4/ Après un peu moins d’un an de mise en œuvre du projet, quels sont les points positifs quand on est lauréate d’un tel projet ?

Obtenir cette bourse ERC est très satisfaisant, car cela représente la possibilité d’effectuer un travail d’ampleur sur un sujet vaste et ambitieux. Cela me permet également de mettre à profit l’ensemble des compétences et connaissances acquises lors de mon parcours. C’est un bel investissement de fin de carrière, qui contribue à la formation de jeunes chercheurs et donne aux membres de l’équipe une occasion unique de développer des recherches dans un cadre collectif extrêmement stimulant.

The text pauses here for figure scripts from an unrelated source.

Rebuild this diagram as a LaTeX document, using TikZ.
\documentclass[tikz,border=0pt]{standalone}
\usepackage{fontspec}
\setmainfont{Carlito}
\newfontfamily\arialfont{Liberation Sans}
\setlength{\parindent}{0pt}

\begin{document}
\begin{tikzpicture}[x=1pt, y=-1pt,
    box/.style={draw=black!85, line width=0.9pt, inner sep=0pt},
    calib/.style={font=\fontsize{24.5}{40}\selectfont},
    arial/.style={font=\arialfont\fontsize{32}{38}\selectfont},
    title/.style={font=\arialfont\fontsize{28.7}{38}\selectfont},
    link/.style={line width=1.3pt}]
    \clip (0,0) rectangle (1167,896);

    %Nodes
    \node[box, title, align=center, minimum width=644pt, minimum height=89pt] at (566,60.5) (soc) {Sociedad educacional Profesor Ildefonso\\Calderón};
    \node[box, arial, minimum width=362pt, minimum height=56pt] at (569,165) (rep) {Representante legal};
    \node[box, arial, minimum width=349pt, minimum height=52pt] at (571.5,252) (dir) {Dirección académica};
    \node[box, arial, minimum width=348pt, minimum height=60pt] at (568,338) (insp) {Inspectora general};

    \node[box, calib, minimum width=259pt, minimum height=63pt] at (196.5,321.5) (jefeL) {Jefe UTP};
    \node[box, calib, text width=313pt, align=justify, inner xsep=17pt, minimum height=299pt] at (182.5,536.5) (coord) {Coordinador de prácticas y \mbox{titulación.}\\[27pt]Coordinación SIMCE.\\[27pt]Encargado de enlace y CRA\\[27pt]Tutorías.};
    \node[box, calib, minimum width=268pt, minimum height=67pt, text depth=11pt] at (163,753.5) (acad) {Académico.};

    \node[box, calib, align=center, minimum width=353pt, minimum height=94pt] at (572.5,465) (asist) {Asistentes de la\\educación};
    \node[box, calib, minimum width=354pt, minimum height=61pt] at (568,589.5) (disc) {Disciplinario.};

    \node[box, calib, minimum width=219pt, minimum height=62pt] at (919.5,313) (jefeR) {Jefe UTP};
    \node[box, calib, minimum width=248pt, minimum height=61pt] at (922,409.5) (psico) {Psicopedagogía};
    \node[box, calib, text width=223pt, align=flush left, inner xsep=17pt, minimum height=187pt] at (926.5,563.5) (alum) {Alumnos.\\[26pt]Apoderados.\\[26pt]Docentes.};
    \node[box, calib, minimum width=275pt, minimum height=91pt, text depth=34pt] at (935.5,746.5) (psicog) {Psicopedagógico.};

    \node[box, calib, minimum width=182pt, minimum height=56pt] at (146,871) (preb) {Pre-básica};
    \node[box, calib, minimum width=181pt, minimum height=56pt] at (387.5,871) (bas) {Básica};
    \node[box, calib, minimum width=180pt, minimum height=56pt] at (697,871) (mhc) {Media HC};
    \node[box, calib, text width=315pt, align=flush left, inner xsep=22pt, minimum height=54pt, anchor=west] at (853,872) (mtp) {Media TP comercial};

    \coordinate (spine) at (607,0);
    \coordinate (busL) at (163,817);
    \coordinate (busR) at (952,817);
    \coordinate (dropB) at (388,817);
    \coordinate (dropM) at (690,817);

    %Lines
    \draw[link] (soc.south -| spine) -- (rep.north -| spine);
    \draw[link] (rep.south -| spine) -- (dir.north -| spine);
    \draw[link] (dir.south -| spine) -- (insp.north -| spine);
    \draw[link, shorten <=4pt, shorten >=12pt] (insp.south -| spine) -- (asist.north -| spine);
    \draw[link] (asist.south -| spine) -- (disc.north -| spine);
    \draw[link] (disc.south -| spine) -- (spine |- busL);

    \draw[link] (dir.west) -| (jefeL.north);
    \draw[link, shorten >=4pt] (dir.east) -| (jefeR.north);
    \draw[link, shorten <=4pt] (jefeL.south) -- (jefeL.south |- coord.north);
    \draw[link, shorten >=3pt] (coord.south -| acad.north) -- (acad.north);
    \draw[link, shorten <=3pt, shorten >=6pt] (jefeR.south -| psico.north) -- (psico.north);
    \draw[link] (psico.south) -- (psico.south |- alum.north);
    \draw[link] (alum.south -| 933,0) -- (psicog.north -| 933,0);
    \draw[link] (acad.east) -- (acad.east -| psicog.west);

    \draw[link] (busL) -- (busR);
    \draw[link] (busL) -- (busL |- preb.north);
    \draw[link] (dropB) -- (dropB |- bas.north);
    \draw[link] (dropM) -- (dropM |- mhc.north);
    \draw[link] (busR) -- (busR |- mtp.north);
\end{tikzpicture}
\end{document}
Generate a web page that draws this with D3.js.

J’ai le temps de faire de la science mais pas comme je le pensais. Tout d’abord, l’ERC offre une visibilité aux chercheurs lauréats, ce qui implique des invitations par d’autres programmes qui sont proches de mes recherches. J’ai donc dû répondre à des sollicitations, que je n’avais pas prévues dans le déroulé de mon projet. De plus la première année est marquée par la mise en place scientifique mais surtout administrative du projet (processus de convention, de recrutements, …). Et pour faire face à tout cela, il est fondamental d’être bien accompagné.

5/ Quel est le conseil essentiel que vous donneriez à un chercheur qui s’engage dans le projet ERC?

Une nouvelle fois, il ne faut pas en faire une histoire d’égo en cas d’échec. Mais il est certain que plus on prépare sa candidature en amont, plus on augmente ses chances de succès. J’encourage mes collègues à utiliser toutes les ressources possibles, mises à leur disposition. Pour ma part, j’ai fait appel à la Maison des langues pour la préparation à l’oral, ce qui m’a été extrêmement utile. Il faut absolument prévoir un manager dans son projet.

Il faut aussi avoir à l’esprit qu’il ne s’agit pas d’un simple projet scientifique. La gestion d’un ERC nécessite des compétences en gestion de projet et en gestion de personnels surtout. Il ne faut pas hésiter à se former sur ces aspects. Enfin, s’ils en ont l’occasion, j’encourage les enseignants-chercheurs qui souhaiteraient monter un ERC à rencontrer et échanger avec des lauréats ERC, afin de bénéficier d’un partage de bonnes pratiques.